Most helpful positive review
20 of 25 people found the following review helpful
Best Linux device driver book yet
on May 6, 2008
I've been frustrated by many other Linux kernel and device driver books. The authors often make assumptions about the readers knowledge and gloss over areas that can be quite confusing.
To some extent, that's unavoidable: the Linux kernel is monstrous and very complex, and the hardware that drivers control can also be dark and mysterious territory.
I really appreciated this books approach. It's not that everything is explained in complete detail; that would be impossible. However, the author obviously tries very hard to give an overview, an orientation that will hopefully set your mind in the right direction, before diving into details. Throughout the book he adds "go look at this" suggestions that can help you understand whatever he's dealing with at this point.
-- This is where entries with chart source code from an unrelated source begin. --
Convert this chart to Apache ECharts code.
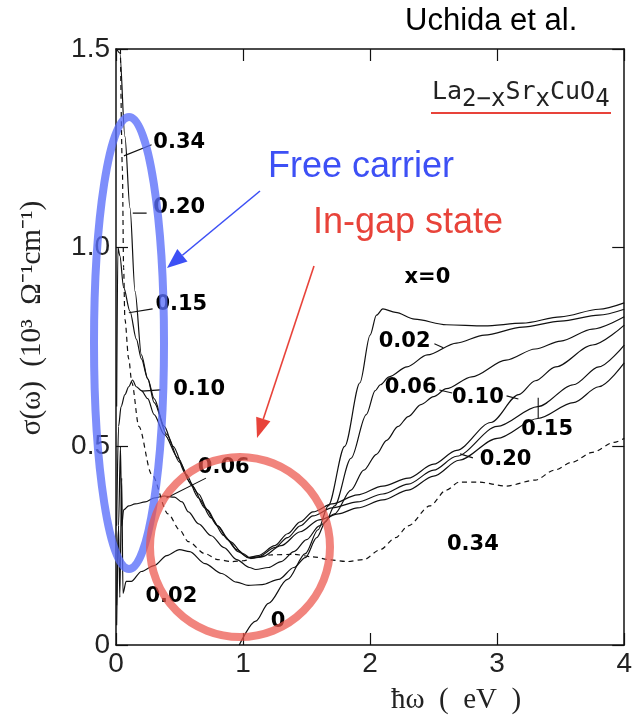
<!DOCTYPE html>
<html><head><meta charset="utf-8">
<script src="https://cdn.jsdelivr.net/npm/echarts/dist/echarts.min.js"></script>
<style>html,body{margin:0;padding:0;background:#fff}#c{width:635px;height:719px}</style>
</head><body><div id="c"></div><script>
// ---- data (photon energy eV, sigma 10^3 Ohm^-1 cm^-1) ----
const xTicks = [0, 1, 2, 3, 4];
const yTicks = [0, 0.5, 1.0, 1.5];
const curve_x000 = [[0.97,0],[1.1,0.06],[1.2,0.105],[1.35,0.165],[1.49,0.23],[1.59,0.29],[1.67,0.35],[1.8,0.5],[1.92,0.66],[2.0,0.78],[2.05,0.83],[2.1,0.846],[2.2,0.837],[2.35,0.82],[2.6,0.806],[2.9,0.803],[3.2,0.81],[3.5,0.826],[3.8,0.845],[4.0,0.861]];
const curve_x002 = [[0.005,0.05],[0.02,0.3],[0.03,0.12],[0.045,0.42],[0.055,0.13],[0.08,0.16],[0.12,0.16],[0.2,0.185],[0.3,0.2],[0.4,0.225],[0.5,0.24],[0.58,0.235],[0.7,0.205],[0.83,0.18],[0.95,0.158],[1.04,0.15],[1.15,0.152],[1.28,0.165],[1.4,0.195],[1.49,0.22],[1.58,0.27],[1.65,0.31],[1.72,0.35],[1.85,0.47],[1.97,0.58],[2.04,0.64],[2.08,0.655],[2.15,0.675],[2.29,0.70],[2.45,0.73],[2.68,0.76],[2.9,0.78],[3.2,0.80],[3.5,0.815],[3.8,0.83],[4.0,0.845]];
const curve_x006 = [[0.005,0.1],[0.02,0.3],[0.035,0.5],[0.045,0.3],[0.06,0.34],[0.1,0.35],[0.15,0.355],[0.23,0.36],[0.3,0.37],[0.38,0.375],[0.46,0.372],[0.52,0.36],[0.57,0.335],[0.65,0.305],[0.75,0.275],[0.85,0.245],[0.95,0.215],[1.05,0.195],[1.1,0.19],[1.2,0.195],[1.3,0.21],[1.4,0.235],[1.5,0.265],[1.6,0.3],[1.72,0.33],[1.85,0.39],[1.95,0.44],[2.05,0.48],[2.13,0.515],[2.22,0.55],[2.3,0.575],[2.4,0.605],[2.5,0.625],[2.6,0.645],[2.8,0.675],[3.07,0.717],[3.3,0.745],[3.5,0.765],[3.75,0.795],[4.0,0.826]];
const curve_x010 = [[0.005,0.3],[0.02,0.55],[0.04,0.6],[0.07,0.63],[0.1,0.65],[0.13,0.667],[0.16,0.65],[0.2,0.64],[0.25,0.62],[0.3,0.58],[0.38,0.53],[0.49,0.47],[0.58,0.41],[0.65,0.38],[0.72,0.34],[0.8,0.30],[0.88,0.265],[0.96,0.235],[1.04,0.22],[1.12,0.225],[1.25,0.25],[1.35,0.28],[1.45,0.31],[1.55,0.335],[1.7,0.355],[1.9,0.378],[2.1,0.40],[2.3,0.42],[2.5,0.455],[2.68,0.49],[2.95,0.56],[3.17,0.63],[3.3,0.665],[3.46,0.70],[3.75,0.755],[4.0,0.805]];
const curve_x015 = [[0.005,0.6],[0.015,1.0],[0.03,0.98],[0.06,0.9],[0.11,0.84],[0.16,0.77],[0.2,0.72],[0.25,0.67],[0.3,0.62],[0.38,0.55],[0.45,0.5],[0.55,0.43],[0.65,0.37],[0.75,0.32],[0.85,0.275],[0.95,0.24],[1.04,0.22],[1.12,0.222],[1.25,0.245],[1.35,0.27],[1.45,0.30],[1.55,0.325],[1.7,0.345],[1.9,0.36],[2.1,0.38],[2.3,0.405],[2.5,0.44],[2.68,0.475],[3.0,0.55],[3.32,0.60],[3.6,0.655],[3.8,0.70],[4.0,0.755]];
const curve_x020 = [[0.005,1.5],[0.03,1.49],[0.07,1.28],[0.11,1.1],[0.15,0.89],[0.2,0.73],[0.25,0.67],[0.3,0.61],[0.4,0.53],[0.5,0.46],[0.6,0.40],[0.7,0.345],[0.8,0.30],[0.9,0.26],[1.0,0.23],[1.06,0.218],[1.15,0.222],[1.3,0.25],[1.45,0.285],[1.6,0.315],[1.75,0.33],[1.9,0.345],[2.1,0.365],[2.3,0.39],[2.5,0.425],[2.7,0.465],[3.0,0.52],[3.32,0.57],[3.6,0.61],[3.8,0.65],[4.0,0.71]];
const curve_x034 = [[0.035,1.5],[0.05,1.2],[0.06,0.95],[0.07,0.82],[0.1,0.72],[0.125,0.66],[0.18,0.55],[0.28,0.43],[0.41,0.33],[0.5,0.29],[0.57,0.26],[0.7,0.23],[0.8,0.215],[0.91,0.21],[1.0,0.212],[1.1,0.22],[1.22,0.227],[1.4,0.228],[1.55,0.222],[1.69,0.214],[1.82,0.21],[1.95,0.215],[2.08,0.24],[2.2,0.27],[2.3,0.30],[2.47,0.35],[2.6,0.39],[2.7,0.41],[2.85,0.41],[3.07,0.40],[3.3,0.415],[3.45,0.44],[3.59,0.46],[3.75,0.485],[3.92,0.51],[4.0,0.52]];
const curveNames = ['0','0.02','0.06','0.10','0.15','0.20','0.34'];
const curveData = [curve_x000, curve_x002, curve_x006, curve_x010, curve_x015, curve_x020, curve_x034];
const curveDashed = [false,false,false,false,false,false,true];
// curve labels (text, energy, sigma)
const labelTexts = ['0.34','0.20','0.15','0.10','0.06','0.02','0','x=0','0.02','0.06','0.10','0.15','0.20','0.34'];
const labelE = [0.498,0.498,0.514,0.654,0.848,0.436,1.276,2.451,2.272,2.319,2.848,3.393,3.066,2.809];
const labelS = [1.264,1.102,0.856,0.642,0.4455,0.123,0.058,0.924,0.763,0.649,0.624,0.541,0.468,0.252];
// leader lines [e1,s1,e2,s2]
const leaders = [[0.28,1.259,0.062,1.231],[0.241,1.087,0.132,1.087],[0.288,0.846,0.101,0.836],[0.35,0.642,0.202,0.639],[0.708,0.42,0.397,0.37],[2.506,0.758,2.576,0.748],[2.545,0.642,2.646,0.634],[3.074,0.627,3.167,0.619],[3.323,0.622,3.323,0.571],[2.809,0.471,2.708,0.481]];

const chart = echarts.init(document.getElementById('c'), null, {renderer:'canvas'});
const axisLineStyle = {color:'#111', width:1.5};
const tickStyle = {color:'#111', width:1.2};
const labelFont = {fontSize:28, color:'#222', fontFamily:'Liberation Sans, Arial, sans-serif'};

const series = curveData.map((d,i)=>({
  type:'line', name:curveNames[i], data:d, showSymbol:false, smooth:0.3, smoothMonotone:'x', silent:true,
  lineStyle:{color:'#111', width:1.2, type: curveDashed[i] ? [5,4] : 'solid'}, z:3
}));
leaders.forEach(l=>series.push({type:'line', data:[[l[0],l[1]],[l[2],l[3]]], showSymbol:false, silent:true, lineStyle:{color:'#111', width:1.1}, z:3}));
series.push({
  type:'scatter', symbol:'circle', symbolSize:0, itemStyle:{color:'rgba(0,0,0,0)'}, silent:true, z:4,
  data: labelTexts.map((t,i)=>({name:t, value:[labelE[i], labelS[i]]})),
  label:{show:true, position:'inside', formatter:'{b}', fontSize:21, fontWeight:'bold', fontFamily:'DejaVu Sans, sans-serif', color:'#000', opacity:1}
});

function arrow(x1,y1,x2,y2,color,hl,hw){
  const a = Math.atan2(y2-y1,x2-x1);
  const bx = x2 - hl*Math.cos(a), by = y2 - hl*Math.sin(a);
  const px = -Math.sin(a)*hw/2, py = Math.cos(a)*hw/2;
  return [
    {type:'line', z:100, shape:{x1:x1,y1:y1,x2:bx,y2:by}, style:{stroke:color, lineWidth:1.6}},
    {type:'polygon', z:100, shape:{points:[[x2,y2],[bx+px,by+py],[bx-px,by-py]]}, style:{fill:color}}
  ];
}
const blue = '#3d50f5', red = '#e8433a';
const graphic = [
  {type:'text', z:100, x:405, y:21, style:{text:'Uchida et al.', fontSize:31, fontFamily:'Liberation Sans, Arial, sans-serif', fill:'#000', textVerticalAlign:'middle'}},
  {type:'text', z:100, x:432, y:96, style:{text:'{n|La}{s|2−x}{n|Sr}{s|x}{n|CuO}{s|4}', fill:'#222', textVerticalAlign:'middle',
     rich:{n:{fontSize:25, fontFamily:'DejaVu Sans Mono, monospace', fill:'#222', verticalAlign:'top', padding:[0,0,7,0]}, s:{fontSize:24, fontFamily:'DejaVu Sans Mono, monospace', fill:'#222', verticalAlign:'bottom', padding:[7,0,0,0]}}}},
  {type:'line', z:100, shape:{x1:431,y1:113,x2:611,y2:113}, style:{stroke:red, lineWidth:2}},
  {type:'text', z:100, x:268, y:167, style:{text:'Free carrier', fontSize:36, fontFamily:'Liberation Sans, Arial, sans-serif', fill:blue, textVerticalAlign:'middle'}},
  {type:'text', z:100, x:313, y:223, style:{text:'In-gap state', fontSize:36, fontFamily:'Liberation Sans, Arial, sans-serif', fill:red, textVerticalAlign:'middle'}},
  {type:'ellipse', z:100, shape:{cx:129, cy:343, rx:35, ry:226}, style:{fill:'none', stroke:'rgba(90,110,250,0.78)', lineWidth:8}},
  {type:'circle', z:100, shape:{cx:240, cy:547, r:90}, style:{fill:'none', stroke:'rgba(235,85,75,0.72)', lineWidth:8}},
  ...arrow(260,191,167,268,blue,20,16),
  ...arrow(314,266,257,438,red,20,15),
  {type:'text', z:100, x:32, y:318, rotation:Math.PI/2, style:{text:'σ(ω)  (10³  Ω⁻¹cm⁻¹)', fontSize:29, fontFamily:'Liberation Serif, Times New Roman, serif', fill:'#222', textAlign:'center', textVerticalAlign:'middle'}},
  {type:'text', z:100, x:456, y:700, style:{text:'ħω  (  eV  )', fontSize:29, fontFamily:'Liberation Serif, Times New Roman, serif', fill:'#222', textAlign:'center', textVerticalAlign:'middle'}}
];

const xBase = {type:'value', min:xTicks[0], max:xTicks[xTicks.length-1], interval:1, splitLine:{show:false},
  axisLine:{show:true, onZero:false, lineStyle:axisLineStyle}, axisTick:{show:true, inside:true, length:12, lineStyle:tickStyle}};
const yBase = {type:'value', min:yTicks[0], max:yTicks[yTicks.length-1], interval:0.5, splitLine:{show:false},
  axisLine:{show:true, onZero:false, lineStyle:axisLineStyle}, axisTick:{show:true, inside:true, length:12, lineStyle:tickStyle}};

chart.setOption({
  animation:false,
  backgroundColor:'#fff',
  grid:{left:116, right:5, top:49, bottom:74, containLabel:false},
  xAxis:[
    Object.assign({}, xBase, {position:'bottom', axisLabel:Object.assign({margin:5}, labelFont)}),
    Object.assign({}, xBase, {position:'top', axisLabel:{show:false}})
  ],
  yAxis:[
    Object.assign({}, yBase, {position:'left', axisLabel:Object.assign({margin:6, formatter:v=> v===0?'0':v.toFixed(1)}, labelFont)}),
    Object.assign({}, yBase, {position:'right', axisLabel:{show:false}})
  ],
  series: series,
  graphic: graphic
});
</script></body></html>
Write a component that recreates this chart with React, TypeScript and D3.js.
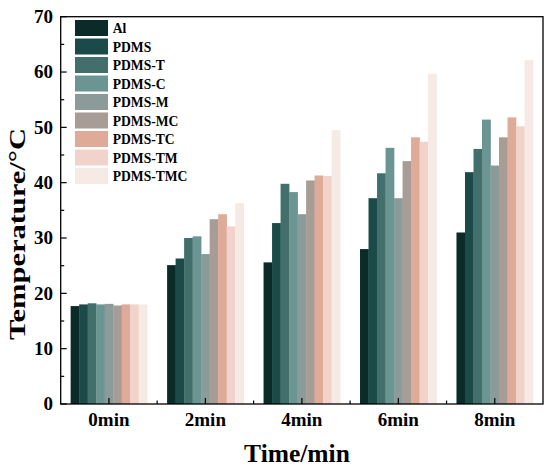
import { useEffect, useRef } from 'react';
import * as d3 from 'd3';

const times = ['0min', '2min', '4min', '6min', '8min'];
const samples = ['Al', 'PDMS', 'PDMS-T', 'PDMS-C', 'PDMS-M', 'PDMS-MC', 'PDMS-TC', 'PDMS-TM', 'PDMS-TMC'];
const colors = ['#0b2b29', '#1a4b48', '#426f6b', '#6a9592', '#8a9b99', '#a79d96', '#dfaa98', '#f1d3cc', '#f6ebe4'];

// temperature per sample, one value per time point
const tAl = [17.7, 25.1, 25.6, 28.0, 31.0];
const tPDMS = [18.0, 26.3, 32.7, 37.2, 41.9];
const tPDMST = [18.2, 30.0, 39.8, 41.7, 46.1];
const tPDMSC = [18.0, 30.3, 38.3, 46.3, 51.4];
const tPDMSM = [18.1, 27.1, 34.3, 37.2, 43.1];
const tPDMSMC = [17.8, 33.4, 40.4, 43.9, 48.2];
const tPDMSTC = [18.0, 34.3, 41.3, 48.2, 51.8];
const tPDMSTM = [18.0, 32.1, 41.2, 47.4, 50.2];
const tPDMSTMC = [18.0, 36.3, 49.5, 59.7, 62.2];
const series = [tAl, tPDMS, tPDMST, tPDMSC, tPDMSM, tPDMSMC, tPDMSTC, tPDMSTM, tPDMSTMC];

const yTicks = [0, 10, 20, 30, 40, 50, 60, 70];

const W = 550;
const H = 469;
const FONT = '"Liberation Serif", "Times New Roman", serif';

export default function App() {
  const svgRef = useRef<SVGSVGElement>(null);

  useEffect(() => {
    if (!svgRef.current) return;
    const svg = d3.select(svgRef.current);
    svg.selectAll('*').remove();

    const left = 60.7, right = 543, top = 16.7, bottom = 404;

    const x0 = d3.scaleBand<string>().domain(times).range([left, right]).padding(0);
    const bw = x0.bandwidth();
    const groupW = bw * 0.794;
    const x1 = d3.scaleBand<string>().domain(samples).range([(bw - groupW) / 2, (bw + groupW) / 2]).padding(0);
    const y = d3.scaleLinear().domain([0, 70]).range([bottom, top]);

    svg.append('rect').attr('width', W).attr('height', H).attr('fill', 'white');

    // bars
    const groups = svg.append('g')
      .selectAll('g')
      .data(times)
      .join('g')
      .attr('transform', (d) => `translate(${x0(d)},0)`);

    groups.selectAll('rect')
      .data((_, i) => samples.map((s, k) => ({ s, v: series[k][i], k })))
      .join('rect')
      .attr('x', (d) => x1(d.s)!)
      .attr('width', x1.bandwidth() + 0.3)
      .attr('y', (d) => y(d.v))
      .attr('height', (d) => bottom - y(d.v))
      .attr('fill', (d) => colors[d.k]);

    // frame
    svg.append('rect')
      .attr('x', left).attr('y', top)
      .attr('width', right - left).attr('height', bottom - top)
      .attr('fill', 'none').attr('stroke', '#000').attr('stroke-width', 1.3);

    // y ticks (inward), major + minor
    const ax = svg.append('g').attr('stroke', '#000').attr('stroke-width', 1.2);
    d3.range(0, 71, 5).forEach((v) => {
      const major = v % 10 === 0;
      ax.append('line')
        .attr('x1', left).attr('x2', left + (major ? 6 : 3.5))
        .attr('y1', y(v)).attr('y2', y(v));
    });
    // x ticks: major at centers, minor at band edges
    times.forEach((t) => {
      const cx = x0(t)! + bw / 2;
      ax.append('line').attr('x1', cx).attr('x2', cx).attr('y1', bottom).attr('y2', bottom - 6);
    });
    times.slice(1).forEach((t) => {
      const ex = x0(t)!;
      ax.append('line').attr('x1', ex).attr('x2', ex).attr('y1', bottom).attr('y2', bottom - 3.5);
    });

    // tick labels
    svg.append('g')
      .selectAll('text')
      .data(yTicks)
      .join('text')
      .attr('x', 53)
      .attr('y', (d) => y(d))
      .attr('dy', '0.34em')
      .attr('text-anchor', 'end')
      .attr('font-family', FONT)
      .attr('font-weight', 'bold')
      .attr('font-size', 19)
      .text((d) => d);

    svg.append('g')
      .selectAll('text')
      .data(times)
      .join('text')
      .attr('x', (d) => x0(d)! + bw / 2)
      .attr('y', 426)
      .attr('text-anchor', 'middle')
      .attr('font-family', FONT)
      .attr('font-weight', 'bold')
      .attr('font-size', 19)
      .text((d) => d);

    // axis titles
    svg.append('text')
      .attr('x', 297).attr('y', 462)
      .attr('text-anchor', 'middle')
      .attr('font-family', FONT)
      .attr('font-weight', 'bold')
      .attr('font-size', 25.5)
      .text('Time/min');

    svg.append('text')
      .attr('transform', `translate(25,${(128 + 340) / 2}) rotate(-90)`)
      .attr('text-anchor', 'middle')
      .attr('font-family', FONT)
      .attr('font-weight', 'bold')
      .attr('font-size', 23)
      .attr('textLength', 212)
      .attr('lengthAdjust', 'spacingAndGlyphs')
      .text('Temperature/°C');

    // legend
    const legend = svg.append('g')
      .selectAll('g')
      .data(samples)
      .join('g')
      .attr('transform', (_, i) => `translate(75,${20 + i * 18.5})`);

    legend.append('rect')
      .attr('width', 33).attr('height', 16)
      .attr('fill', (_, i) => colors[i]);

    legend.append('text')
      .attr('x', 37.7).attr('y', 13.3)
      .attr('font-family', FONT)
      .attr('font-weight', 'bold')
      .attr('font-size', 13.6)
      .text((d) => d);
  }, []);

  return (
    <svg
      ref={svgRef}
      width={W}
      height={H}
      style={{ position: 'absolute', left: 0, top: 0, display: 'block' }}
    />
  );
}
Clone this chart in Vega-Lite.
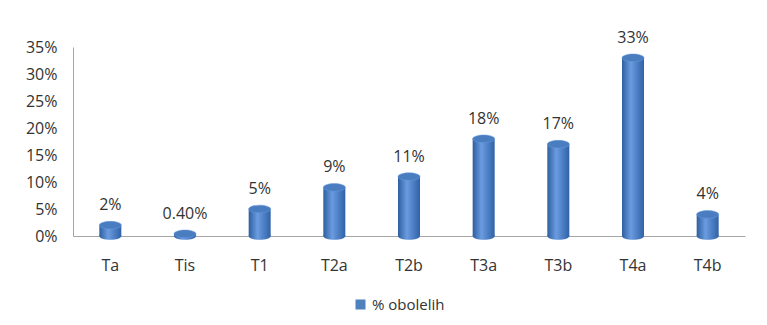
{
  "$schema": "https://vega.github.io/schema/vega-lite/v6.json",
  "width": 672,
  "height": 189,
  "autosize": {"type": "none"},
  "padding": {"left": 73, "top": 47, "right": 22, "bottom": 89},
  "background": "white",
  "config": {
    "view": {"stroke": null},
    "font": "Open Sans",
    "axis": {"labelFont": "Open Sans", "labelFontSize": 16, "labelColor": "#333333", "grid": false, "ticks": false, "domainColor": "#a6a6a6", "title": null}
  },
  "data": {
    "values": [
      {"stage": "Ta", "value": 0.02, "label": "2%", "series": "% obolelih"},
      {"stage": "Tis", "value": 0.004, "label": "0.40%", "series": "% obolelih"},
      {"stage": "T1", "value": 0.05, "label": "5%", "series": "% obolelih"},
      {"stage": "T2a", "value": 0.09, "label": "9%", "series": "% obolelih"},
      {"stage": "T2b", "value": 0.11, "label": "11%", "series": "% obolelih"},
      {"stage": "T3a", "value": 0.18, "label": "18%", "series": "% obolelih"},
      {"stage": "T3b", "value": 0.17, "label": "17%", "series": "% obolelih"},
      {"stage": "T4a", "value": 0.33, "label": "33%", "series": "% obolelih"},
      {"stage": "T4b", "value": 0.04, "label": "4%", "series": "% obolelih"}
    ]
  },
  "encoding": {
    "x": {
      "field": "stage", "type": "nominal", "sort": null,
      "scale": {"paddingInner": 0.7, "paddingOuter": 0.35},
      "axis": {"labelAngle": 0, "labelPadding": 21, "domainColor": "#a6a6a6"}
    },
    "y": {
      "field": "value", "type": "quantitative",
      "scale": {"domain": [0, 0.35]},
      "axis": {"format": ".0%", "values": [0, 0.05, 0.1, 0.15, 0.2, 0.25, 0.3, 0.35], "labelPadding": 16}
    }
  },
  "layer": [
    {
      "mark": {
        "type": "bar",
        "width": 22,
        "fill": {
          "gradient": "linear", "x1": 0, "x2": 1, "y1": 0, "y2": 0,
          "stops": [
            {"offset": 0, "color": "#2d5f9f"},
            {"offset": 0.4, "color": "#6b9be0"},
            {"offset": 1, "color": "#2f62a8"}
          ]
        }
      },
      "encoding": {
        "color": {"field": "series", "type": "nominal", "scale": {"range": ["#4f81bd"]},
          "legend": {"title": null, "orient": "none", "legendX": 280, "legendY": 250, "symbolType": "square", "symbolSize": 100, "labelFontSize": 15, "labelColor": "#333333", "labelFont": "Open Sans"}}
      }
    },
    {
      "mark": {"type": "point", "shape": "M -1 0 A 1 0.35 0 1 0 1 0 A 1 0.35 0 1 0 -1 0 Z", "size": 484, "filled": true, "fill": {
          "gradient": "linear", "x1": 0, "x2": 1, "y1": 0, "y2": 0,
          "stops": [
            {"offset": 0, "color": "#2d5f9f"},
            {"offset": 0.4, "color": "#6b9be0"},
            {"offset": 1, "color": "#2f62a8"}
          ]
        }, "opacity": 1},
      "encoding": {"y": {"datum": 0}}
    },
    {
      "mark": {"type": "point", "shape": "M -1 0 A 1 0.35 0 1 0 1 0 A 1 0.35 0 1 0 -1 0 Z", "size": 484, "filled": true, "fill": "#4a7dc0", "stroke": "#6b9be0", "strokeWidth": 0.5, "opacity": 1}
    },
    {
      "mark": {"type": "text", "dy": -20, "fontSize": 16, "font": "Open Sans", "color": "#333333"},
      "encoding": {"text": {"field": "label"}}
    }
  ]
}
I think Chapter 2, which is a high level fly-by of the kernel in general, is an absolute masterpiece. That starts by pulling typical kernel boot messages and explaining what they mean and what's going on in code to produce them. It then goes on to discuss kernel locks, briefly looks at procfs and memory allocation, and closes (as each chapter does) with pointers to where to look in the source for the subjects discussed.
Chapters 3 and 4 flesh out basic concepts more, and then after that the book goes into details, picking both real world and fanciful examples of hardware and giving sample device drivers. Simple devices are presented first, while later chapters get into more complicated hardware, but in each case the same general format is followed: overview of the how and why, sample driver(s), how to most easily debug, and pointers to real kernel sources.
Very well done. I have no complaints - oh, a few minor typos, maybe, but nothing serious.